10. La Real Academia

 

 

Pasada la guerra, yo ya resido en Madrid, ya tengo mi cátedra en el Instituto Beatriz Galindo, donde continuaré hasta mi jubilación. Yo me dedico entonces aparte de la cátedra, a menudear todo lo que puedo mis conferencias, unas veces literarias o poéticas y otras veces, conferencias-concierto, tocando el piano, con objeto de ir rellenando agujeros del presupuesto, porque los años eran entonces muy duros y la retribución de los catedráticos, como en general la de todos los funcionarios, era mínima.

Así fueron pasando los años. Yo fui publicando también mi obra y aunque seguía produciendo con mucha fecundidad, los libros iban saliendo con mucho retraso. Pero, en fin, tuve suerte porque se apreciaron mucho y un buen día estábamos en uno de estos restaurantes populares, en una comida taurina de homenaje a Bienvenida, si no recuerdo mal, o a algún otro torero, cuando uno de mis más íntimos amigos al verme llegar me dio la enhorabuena. Yo le pregunté por qué me la daba y me dijo que era académico de la Real Academia Española, que en la última junta habían tomado la decisión de presentar una única candidatura, la mía.

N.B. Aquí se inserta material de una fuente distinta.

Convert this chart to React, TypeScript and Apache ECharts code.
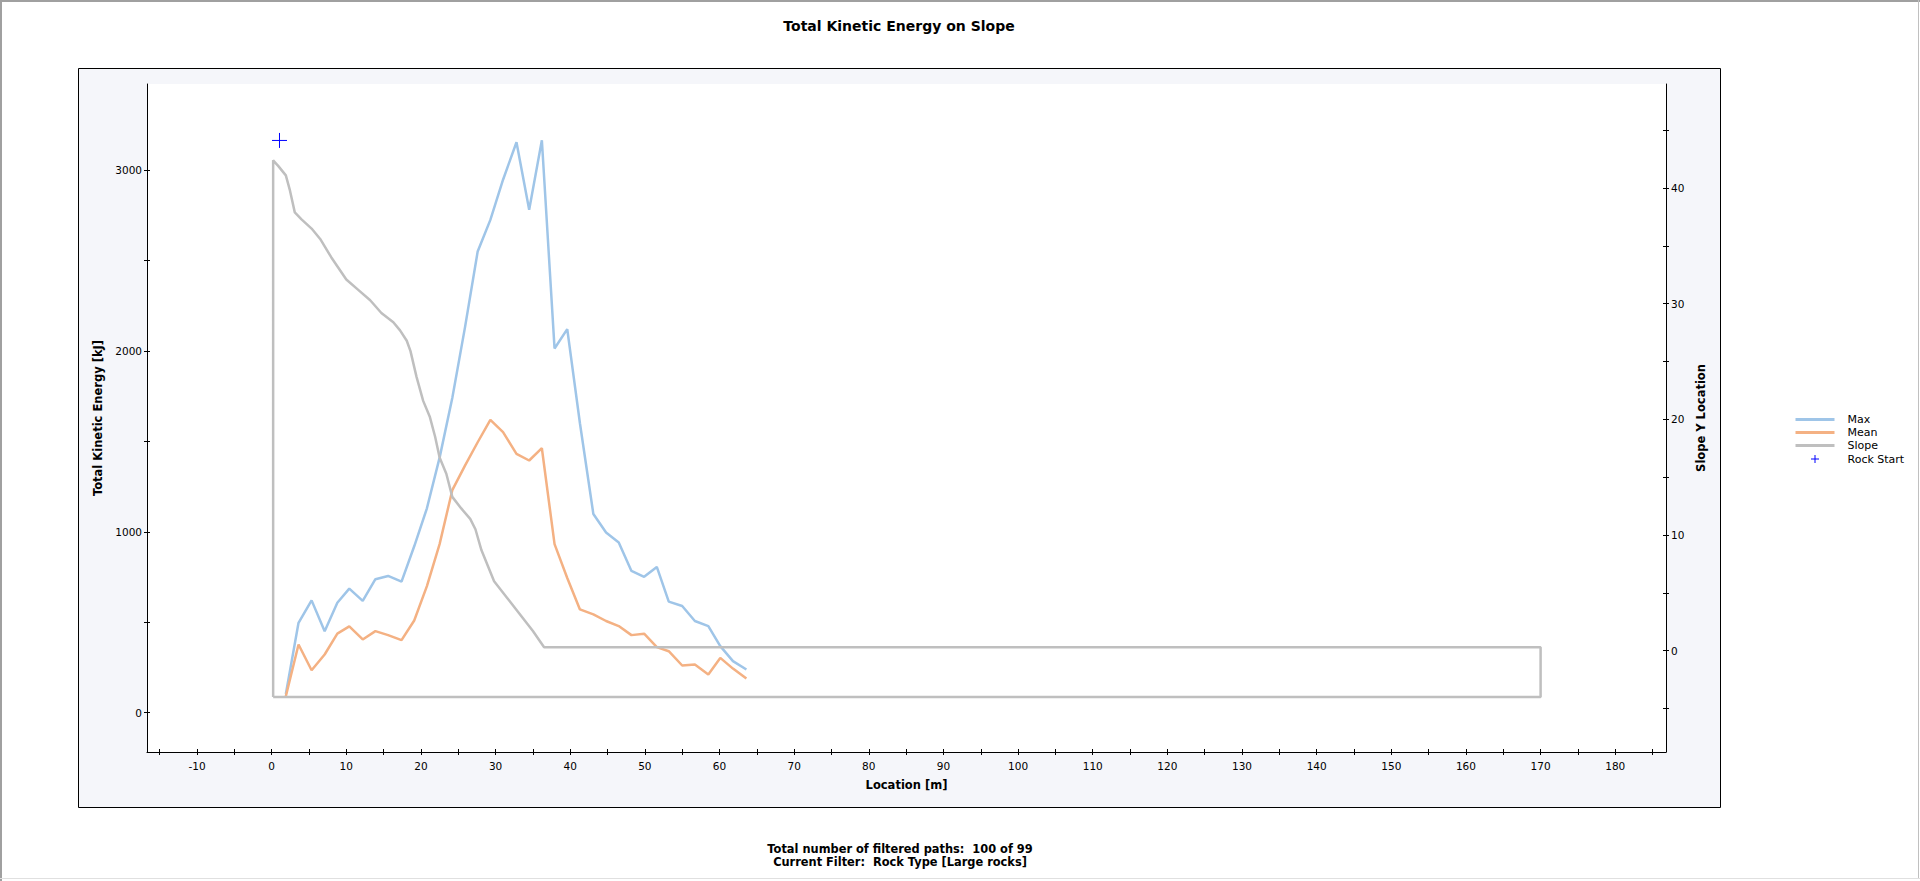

Yo no sabía nada, ni había hecho ningún movimiento por ser académico. El único que me había indicado una vez, viniendo juntos en coche-cama desde Murcia a Madrid, donde habíamos participado en un homenaje a Alfonso X el Sabio, fue Marquina. Me dijo: «Bueno, espero que pronto le tendremos con nosotros en la Academia, usted tiene que entrar». Yo le respondí que si me elegían, encantado, pero que yo no sabía si me lo merecía o no lo merecía. Fue la última vez que vi a Marquina antes de su muerte, luego se marchó y poco tiempo después asistí a su entierro. Luego, académicos me confirmaron que me iban a elegir. Luego, Emilio García Gómez me recomendó que me retirara de un premio que daba Fastenrath, al cual me había presentado, porque estando mi candidatura en juego para el ingreso en la Academia, iba a causar mal efecto el ver mi nombre entre los concursantes al premio. Este era el año 1947. Al discurso de Recepción me contestó don Narciso Alonso Cortés. El reglamento académico ordena que sea la Academia quien designe al académico que tiene que contestar; pero la costumbre es que se consulte con el nuevo académico, quién prefiere él que le conteste. Esto lo hicieron también conmigo y yo dije que quien me debería contestar era mi maestro de Santander, don Narciso Alonso Cortés.